-- Start --

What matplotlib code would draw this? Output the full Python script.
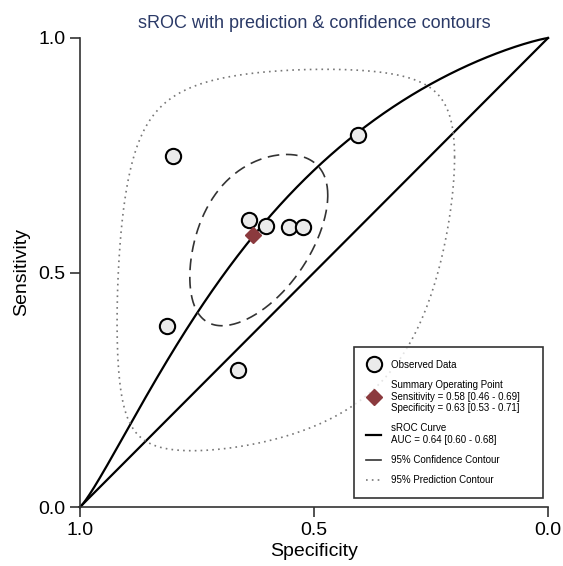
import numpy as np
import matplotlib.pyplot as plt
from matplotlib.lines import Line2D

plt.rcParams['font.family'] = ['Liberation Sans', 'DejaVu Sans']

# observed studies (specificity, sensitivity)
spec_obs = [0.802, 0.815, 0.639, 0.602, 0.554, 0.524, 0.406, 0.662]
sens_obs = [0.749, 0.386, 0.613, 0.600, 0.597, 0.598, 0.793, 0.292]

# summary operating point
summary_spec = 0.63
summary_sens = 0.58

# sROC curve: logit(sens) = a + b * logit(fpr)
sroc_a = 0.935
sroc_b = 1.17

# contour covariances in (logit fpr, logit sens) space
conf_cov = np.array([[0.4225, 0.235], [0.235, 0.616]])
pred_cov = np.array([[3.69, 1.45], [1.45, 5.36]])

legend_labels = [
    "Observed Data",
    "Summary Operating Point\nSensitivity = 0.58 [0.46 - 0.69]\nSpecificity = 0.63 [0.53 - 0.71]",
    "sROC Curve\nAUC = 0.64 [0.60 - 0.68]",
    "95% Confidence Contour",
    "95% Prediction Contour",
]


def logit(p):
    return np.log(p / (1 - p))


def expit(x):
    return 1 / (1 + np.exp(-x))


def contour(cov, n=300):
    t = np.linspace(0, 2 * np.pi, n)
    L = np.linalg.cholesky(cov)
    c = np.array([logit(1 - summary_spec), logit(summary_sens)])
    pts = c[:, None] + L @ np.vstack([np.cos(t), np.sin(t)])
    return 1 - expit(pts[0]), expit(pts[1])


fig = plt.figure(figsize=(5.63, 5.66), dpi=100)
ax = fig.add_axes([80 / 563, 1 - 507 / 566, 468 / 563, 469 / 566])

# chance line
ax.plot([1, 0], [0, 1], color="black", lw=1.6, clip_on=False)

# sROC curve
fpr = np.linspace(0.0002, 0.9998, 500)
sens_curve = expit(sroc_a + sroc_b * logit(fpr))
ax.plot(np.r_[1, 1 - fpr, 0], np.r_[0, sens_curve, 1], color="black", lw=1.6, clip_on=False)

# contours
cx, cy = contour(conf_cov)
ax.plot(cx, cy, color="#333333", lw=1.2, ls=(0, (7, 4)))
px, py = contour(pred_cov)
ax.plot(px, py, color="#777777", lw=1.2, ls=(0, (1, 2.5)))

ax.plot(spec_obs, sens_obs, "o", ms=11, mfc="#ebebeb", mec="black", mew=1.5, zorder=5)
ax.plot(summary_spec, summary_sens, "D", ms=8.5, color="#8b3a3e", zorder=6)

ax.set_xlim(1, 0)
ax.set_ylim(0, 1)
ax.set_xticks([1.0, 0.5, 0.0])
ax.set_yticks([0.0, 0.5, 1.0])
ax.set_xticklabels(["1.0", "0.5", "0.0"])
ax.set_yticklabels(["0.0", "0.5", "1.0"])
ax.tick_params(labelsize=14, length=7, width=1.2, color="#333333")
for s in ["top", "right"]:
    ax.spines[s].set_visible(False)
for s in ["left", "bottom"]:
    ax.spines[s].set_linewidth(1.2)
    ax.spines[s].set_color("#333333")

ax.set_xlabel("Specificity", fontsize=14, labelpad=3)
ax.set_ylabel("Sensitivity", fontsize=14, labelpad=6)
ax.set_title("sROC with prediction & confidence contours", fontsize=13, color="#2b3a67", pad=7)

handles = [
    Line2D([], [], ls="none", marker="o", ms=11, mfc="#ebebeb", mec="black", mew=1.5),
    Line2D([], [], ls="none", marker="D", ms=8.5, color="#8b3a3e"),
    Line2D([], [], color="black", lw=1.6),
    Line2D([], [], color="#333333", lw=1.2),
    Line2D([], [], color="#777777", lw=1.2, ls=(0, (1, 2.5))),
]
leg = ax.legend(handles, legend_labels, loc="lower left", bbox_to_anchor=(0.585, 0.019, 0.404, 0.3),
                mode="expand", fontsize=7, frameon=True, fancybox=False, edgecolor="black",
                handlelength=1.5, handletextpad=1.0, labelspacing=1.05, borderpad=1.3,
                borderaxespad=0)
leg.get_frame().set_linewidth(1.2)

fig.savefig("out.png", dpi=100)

-- End --

The lines from the top of the data above through the one holding "plt.rcParams['font.family'] = ['Liberation" are to be repeated exactly, and only those, with no pictures.

What matplotlib code would draw this? Output the full Python script.
import numpy as np
import matplotlib.pyplot as plt
from matplotlib.lines import Line2D

plt.rcParams['font.family'] = ['Liberation Sans', 'DejaVu Sans']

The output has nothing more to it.